Short task: Exactly the lines from the start of the data below through the line that contains "time = [0, 15, 30, 45, 60, 90, 120]" are to be copied, with pictures left out.

+++ Data to process

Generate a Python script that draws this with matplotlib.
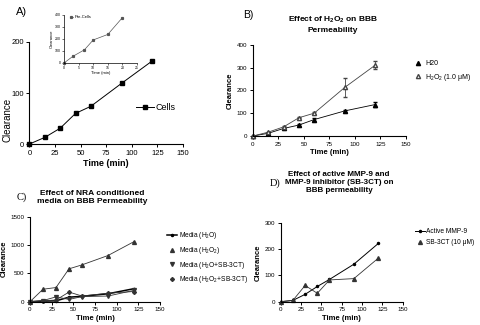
import matplotlib
matplotlib.use("Agg")
import matplotlib.pyplot as plt

plt.rcParams['font.family'] = ['Liberation Sans', 'DejaVu Sans']
plt.rcParams['mathtext.fontset'] = 'custom'
plt.rcParams['mathtext.rm'] = 'Liberation Sans'
plt.rcParams['mathtext.bf'] = 'Liberation Sans:bold'
plt.rcParams['mathtext.default'] = 'regular'

# ---- data ----
time = [0, 15, 30, 45, 60, 90, 120]

# A) clearance with cells
cells = [0, 13, 31, 60, 74, 119, 163]
# A inset) clearance without cells
inset_time = [0, 3, 7, 10, 15, 20]
pre_cells = [0, 55, 110, 192, 238, 378]

# B) H2O vs H2O2
h2o = [0, 12, 33, 48, 72, 110, 138]
h2o_err = [0, 2, 3, 3, 5, 5, 12]
h2o2 = [0, 17, 40, 80, 100, 213, 311]
h2o2_err = [0, 2, 3, 3, 3, 42, 17]

# C) NRA conditioned media
media_h2o = [0, 10, 15, 80, 95, 140, 230]
media_h2o2 = [0, 220, 250, 580, 650, 815, 1060]
media_h2o_sb = [0, 20, 85, 40, 90, 100, 200]
media_h2o2_sb = [0, 15, 30, 170, 100, 150, 180]

# D) active MMP-9 and SB-3CT
active_mmp9 = [0, 5, 28, 58, 85, 143, 222]
sb3ct = [0, 5, 62, 32, 83, 88, 166]

W, H = 481, 325
fig = plt.figure(figsize=(W / 100, H / 100), dpi=100)


def add_ax(x0, y0, x1, y1):
    return fig.add_axes([x0 / W, 1 - y1 / H, (x1 - x0) / W, (y1 - y0) / H])


def style(ax, xlim, ylim, xticks, yticks, fs=4.5):
    ax.set_xlim(*xlim)
    ax.set_ylim(*ylim)
    ax.set_xticks(xticks)
    ax.set_yticks(yticks)
    for s in ('top', 'right'):
        ax.spines[s].set_visible(False)
    for s in ('left', 'bottom'):
        ax.spines[s].set_linewidth(0.8)
    ax.tick_params(direction='out', length=2.5, width=0.7, labelsize=fs, pad=1.5)


def fx(px):
    return px / W


def fy(py):
    return 1 - py / H


lc = '#333333'

# ---- A ----
axA = add_ax(29.5, 42, 183, 144)
style(axA, (0, 150), (0, 200), range(0, 151, 25), [0, 100, 200], fs=5.5)
axA.plot(time, cells, '-s', color='black', lw=0.7, ms=3.2, clip_on=False, label='Cells')
axA.set_xlabel('Time (min)', fontsize=6.5, fontweight='bold', labelpad=2)
axA.set_ylabel('Clearance', fontsize=7, labelpad=1)
axA.yaxis.set_label_coords(-0.11, 0.24)
axA.legend(loc='center left', bbox_to_anchor=(fx(131), fy(108)), bbox_transform=fig.transFigure,
           frameon=False, fontsize=6.5, handlelength=2.0, handletextpad=0.2, borderpad=0)
fig.text(fx(16), fy(12), 'A)', fontsize=8, va='center')

# inset
axI = add_ax(64, 15, 137, 63)
style(axI, (0, 25), (0, 400), range(0, 26, 5), range(0, 401, 100), fs=2.5)
axI.tick_params(length=1.2, width=0.4, pad=0.8)
for s in ('left', 'bottom'):
    axI.spines[s].set_linewidth(0.5)
axI.plot(inset_time, pre_cells, '-s', color='#555555', lw=0.5, ms=1.3, clip_on=False, label='Pre-Cells')
axI.set_xlabel('Time (min)', fontsize=3, labelpad=1)
axI.set_ylabel('Clearance', fontsize=3, labelpad=1)
axI.legend(loc='upper left', bbox_to_anchor=(fx(68), fy(13)), bbox_transform=fig.transFigure,
           frameon=False, fontsize=3, handlelength=0.6, handletextpad=0.4, borderpad=0, markerscale=1)

# ---- B ----
axB = add_ax(253, 44.7, 406, 136)
style(axB, (0, 150), (0, 400), range(0, 151, 25), range(0, 401, 100))
axB.errorbar(time, h2o, yerr=h2o_err, fmt='-^', color='black', mfc='black', lw=0.6, ms=3.0,
             elinewidth=0.6, capsize=1.5, clip_on=False, label='H20')
axB.errorbar(time, h2o2, yerr=h2o2_err, fmt='-^', color='#444444', mfc='white', mec='#444444', lw=0.6,
             ms=3.0, elinewidth=0.6, capsize=1.5, clip_on=False, label=r'H$_2$O$_2$ (1.0 μM)')
axB.set_xlabel('Time (min)', fontsize=5.5, fontweight='bold', labelpad=2)
axB.set_ylabel('Clearance', fontsize=5.5, fontweight='bold', labelpad=2)
hB, lB = axB.get_legend_handles_labels()
legB = axB.legend([h[0] for h in hB], lB, loc='upper left', bbox_to_anchor=(fx(411), fy(57)),
                  bbox_transform=fig.transFigure, frameon=False, fontsize=5, handlelength=1.0,
                  handletextpad=0.5, borderpad=0, labelspacing=0.6)
for h in legB.legend_handles:
    h.set_linestyle('none')
fig.text(fx(333), fy(24.5), 'Effect of H$_\\mathbf{2}$O$_\\mathbf{2}$ on BBB\nPermeability',
         fontsize=6, fontweight='bold', ha='center', va='center', linespacing=1.35)
fig.text(fx(243), fy(15), 'B)', fontsize=7.5, va='center')

# ---- C ----
axC = add_ax(30, 216.7, 160, 301.7)
style(axC, (0, 150), (0, 1500), range(0, 151, 25), range(0, 1501, 500))
axC.plot(time, media_h2o, '-o', color='black', lw=1.1, ms=1.5, clip_on=False, label='Media (H$_2$O)')
axC.plot(time, media_h2o2, '-^', color=lc, lw=0.6, ms=2.8, clip_on=False, label='Media (H$_2$O$_2$)')
axC.plot(time, media_h2o_sb, '-v', color=lc, lw=0.6, ms=2.8, clip_on=False,
         label='Media (H$_2$O+SB-3CT)')
axC.plot(time, media_h2o2_sb, '-D', color=lc, lw=0.6, ms=2.0, clip_on=False,
         label='Media (H$_2$O$_2$+SB-3CT)')
axC.set_xlabel('Time (min)', fontsize=5.5, fontweight='bold', labelpad=2)
axC.set_ylabel('Clearance', fontsize=5.5, fontweight='bold', labelpad=2)
legC = axC.legend(loc='upper left', bbox_to_anchor=(fx(164), fy(227)), bbox_transform=fig.transFigure,
                  frameon=False, fontsize=4.8, handlelength=1.5, handletextpad=0.2, borderpad=0,
                  labelspacing=0.55)
for h in legC.legend_handles[1:]:
    h.set_linestyle('none')
fig.text(fx(92), fy(197.5), 'Effect of NRA conditioned\nmedia on BBB Permeability',
         fontsize=6, fontweight='bold', ha='center', va='center', linespacing=1.25)
fig.text(fx(17), fy(197), 'C)', fontsize=7.5, va='center', family='Liberation Serif')

# ---- D ----
axD = add_ax(280.7, 223, 402.7, 301.7)
style(axD, (0, 150), (0, 300), range(0, 151, 25), range(0, 301, 100))
axD.plot(time, active_mmp9, '-o', color='black', lw=0.7, ms=1.5, clip_on=False, label='Active MMP-9')
axD.plot(time, sb3ct, '-^', color=lc, lw=0.6, ms=2.8, clip_on=False, label='SB-3CT (10 μM)')
axD.set_xlabel('Time (min)', fontsize=5.5, fontweight='bold', labelpad=2)
axD.set_ylabel('Clearance', fontsize=5.5, fontweight='bold', labelpad=2)
legD = axD.legend(loc='upper left', bbox_to_anchor=(fx(412), fy(225)), bbox_transform=fig.transFigure,
                  frameon=False, fontsize=4.8, handlelength=1.4, handletextpad=0.2, borderpad=0,
                  labelspacing=0.6)
legD.legend_handles[1].set_linestyle('none')
fig.text(fx(339), fy(183), 'Effect of active MMP-9 and\nMMP-9 inhibitor (SB-3CT) on\nBBB permeability',
         fontsize=5.8, fontweight='bold', ha='center', va='center', linespacing=1.2)
fig.text(fx(270), fy(183), 'D)', fontsize=7.5, va='center', family='Liberation Serif')

fig.savefig('out.png', dpi=100)
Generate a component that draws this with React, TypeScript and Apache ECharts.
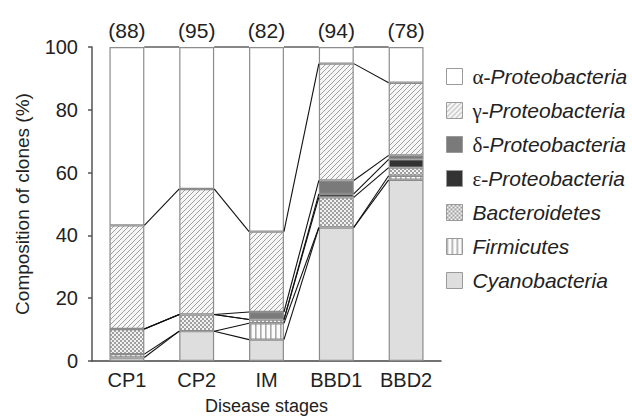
import React, { useEffect, useRef } from 'react';
import * as echarts from 'echarts';

const categories = ['CP1', 'CP2', 'IM', 'BBD1', 'BBD2'];
const cloneCounts = [88, 95, 82, 94, 78];
const yTicks = [0, 20, 40, 60, 80, 100];

// percentages of clones, bottom to top
const cyanobacteria = [1.1, 9.5, 6.8, 42.5, 57.7];
const firmicutes = [1.1, 0, 5.2, 0, 1.3];
const bacteroidetes = [8.0, 5.3, 1.2, 9.6, 2.6];
const epsilonProteo = [0, 0, 0, 1.1, 2.6];
const deltaProteo = [0, 0, 2.4, 4.3, 1.3];
const gammaProteo = [33.0, 40.0, 25.6, 37.2, 23.1];
const alphaProteo = [56.8, 45.2, 58.8, 5.3, 11.4];

const FONT = 'Liberation Sans, Arial, Helvetica, sans-serif';

function makePattern(w: number, h: number, draw: (ctx: CanvasRenderingContext2D) => void) {
  const c = document.createElement('canvas');
  c.width = w;
  c.height = h;
  const ctx = c.getContext('2d')!;
  draw(ctx);
  return { image: c.toDataURL(), repeat: 'repeat', imageWidth: w, imageHeight: h } as any;
}

export default function App() {
  const ref = useRef<HTMLDivElement>(null);

  useEffect(() => {
    document.body.style.margin = '0';
    if (!ref.current) return;
    const chart = echarts.init(ref.current, undefined, { renderer: 'svg' });

    const hatch = makePattern(5, 5, (ctx) => {
      ctx.fillStyle = '#f6f6f6';
      ctx.fillRect(0, 0, 5, 5);
      ctx.strokeStyle = '#a0a0a0';
      ctx.lineWidth = 1;
      ctx.beginPath();
      ctx.moveTo(-1, 6); ctx.lineTo(6, -1);
      ctx.moveTo(-3.5, 3.5); ctx.lineTo(3.5, -3.5);
      ctx.moveTo(1.5, 8.5); ctx.lineTo(8.5, 1.5);
      ctx.stroke();
    });
    const checker = makePattern(4, 4, (ctx) => {
      ctx.fillStyle = '#f2f2f2';
      ctx.fillRect(0, 0, 4, 4);
      ctx.fillStyle = '#a0a0a0';
      ctx.fillRect(0, 0, 2, 2);
      ctx.fillRect(2, 2, 2, 2);
    });
    const stripes = makePattern(5, 5, (ctx) => {
      ctx.fillStyle = '#fbfbfb';
      ctx.fillRect(0, 0, 5, 5);
      ctx.fillStyle = '#a8a8a8';
      ctx.fillRect(0, 0, 1.6, 5);
    });

    const defs = [
      { name: 'Cyanobacteria', data: cyanobacteria, color: '#dedede' },
      { name: 'Firmicutes', data: firmicutes, color: stripes },
      { name: 'Bacteroidetes', data: bacteroidetes, color: checker },
      { name: 'ε-Proteobacteria', data: epsilonProteo, color: '#333333' },
      { name: 'δ-Proteobacteria', data: deltaProteo, color: '#7a7a7a' },
      { name: 'γ-Proteobacteria', data: gammaProteo, color: hatch },
      { name: 'α-Proteobacteria', data: alphaProteo, color: '#ffffff' },
    ];

    // cumulative tops for connecting lines
    const links: number[][] = [];
    const cum = categories.map(() => 0);
    defs.forEach((d) => {
      d.data.forEach((v, i) => (cum[i] += v));
      for (let i = 0; i < categories.length - 1; i++) {
        links.push([i, Math.min(100, cum[i]), Math.min(100, cum[i + 1])]);
      }
    });

    const barSeries = defs.map((d, idx) => ({
      name: d.name,
      type: 'bar',
      stack: 'all',
      barWidth: '50%',
      data: d.data.map((v) => (v === 0 ? '-' : v)),
      itemStyle: { color: d.color, borderColor: '#8c8c8c', borderWidth: 1.2 },
      label:
        idx === defs.length - 1
          ? {
              show: true,
              position: 'top',
              distance: 6,
              formatter: (p: any) => `(${cloneCounts[p.dataIndex]})`,
              fontSize: 21,
              color: '#222',
              fontFamily: FONT,
            }
          : { show: false },
      z: 2,
    }));

    const option: any = {
      animation: false,
      backgroundColor: '#ffffff',
      grid: { left: 92, top: 47, width: 349, height: 317, containLabel: false },
      xAxis: {
        type: 'category',
        data: categories,
        name: 'Disease stages',
        nameLocation: 'middle',
        nameGap: 36,
        nameTextStyle: { fontSize: 18, color: '#222', fontFamily: FONT },
        axisLine: { lineStyle: { color: '#444', width: 1.5 } },
        axisTick: { show: false },
        axisLabel: { fontSize: 20, color: '#222', margin: 9, fontFamily: FONT },
      },
      yAxis: {
        type: 'value',
        min: yTicks[0],
        max: yTicks[yTicks.length - 1],
        interval: yTicks[1] - yTicks[0],
        name: 'Composition of clones (%)',
        nameLocation: 'middle',
        nameGap: 60,
        nameTextStyle: { fontSize: 19, color: '#222', fontFamily: FONT },
        axisLine: { show: true, lineStyle: { color: '#555', width: 1.5 } },
        axisTick: { show: true, inside: false, length: 4, lineStyle: { color: '#555', width: 1.5 } },
        axisLabel: { fontSize: 20, color: '#222', margin: 14, fontFamily: FONT },
        splitLine: { show: false },
      },
      legend: {
        orient: 'vertical',
        left: 441,
        top: 61,
        itemWidth: 16,
        itemHeight: 16,
        itemGap: 13,
        icon: 'rect',
        selectedMode: false,
        data: defs.map((d) => d.name).reverse(),
        itemStyle: { borderColor: '#9a9a9a', borderWidth: 1 },
        formatter: (name: string) => {
          const k = name.indexOf('-');
          if (k >= 0) return `{g|${name.slice(0, k + 1)}}{i|${name.slice(k + 1)}}`;
          return `{i|${name}}`;
        },
        textStyle: {
          fontSize: 21,
          color: '#222',
          lineHeight: 16,
          padding: [0, 0, 0, 5],
          rich: {
            g: { fontSize: 21, fontFamily: 'Liberation Serif, serif', color: '#222', lineHeight: 16 },
            i: { fontSize: 21, fontStyle: 'italic', fontFamily: FONT, color: '#222', lineHeight: 16 },
          },
        },
      },
      series: [
        ...barSeries,
        {
          type: 'custom',
          name: 'links',
          z: 5,
          silent: true,
          encode: { x: 0, y: [1, 2] },
          data: links,
          renderItem: (params: any, api: any) => {
            const i = api.value(0);
            const a = api.coord([i, api.value(1)]);
            const b = api.coord([i + 1, api.value(2)]);
            const half = api.size([1, 0])[0] * 0.25;
            return {
              type: 'line',
              shape: { x1: a[0] + half, y1: a[1], x2: b[0] - half, y2: b[1] },
              style: { stroke: '#111', lineWidth: 1.1 },
            };
          },
        },
      ],
    };

    chart.setOption(option);
    return () => chart.dispose();
  }, []);

  return <div ref={ref} style={{ width: 632, height: 420, background: '#fff' }} />;
}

++++++

The answer:
Generate a Python script that draws this with matplotlib.
import matplotlib
matplotlib.use("Agg")
import matplotlib.pyplot as plt

plt.rcParams['font.family'] = ['Liberation Sans', 'DejaVu Sans']
plt.rcParams['mathtext.fontset'] = 'custom'
plt.rcParams['mathtext.rm'] = 'Liberation Sans'
plt.rcParams['mathtext.bf'] = 'Liberation Sans:bold'
plt.rcParams['mathtext.default'] = 'regular'

# ---- data ----
time = [0, 15, 30, 45, 60, 90, 120]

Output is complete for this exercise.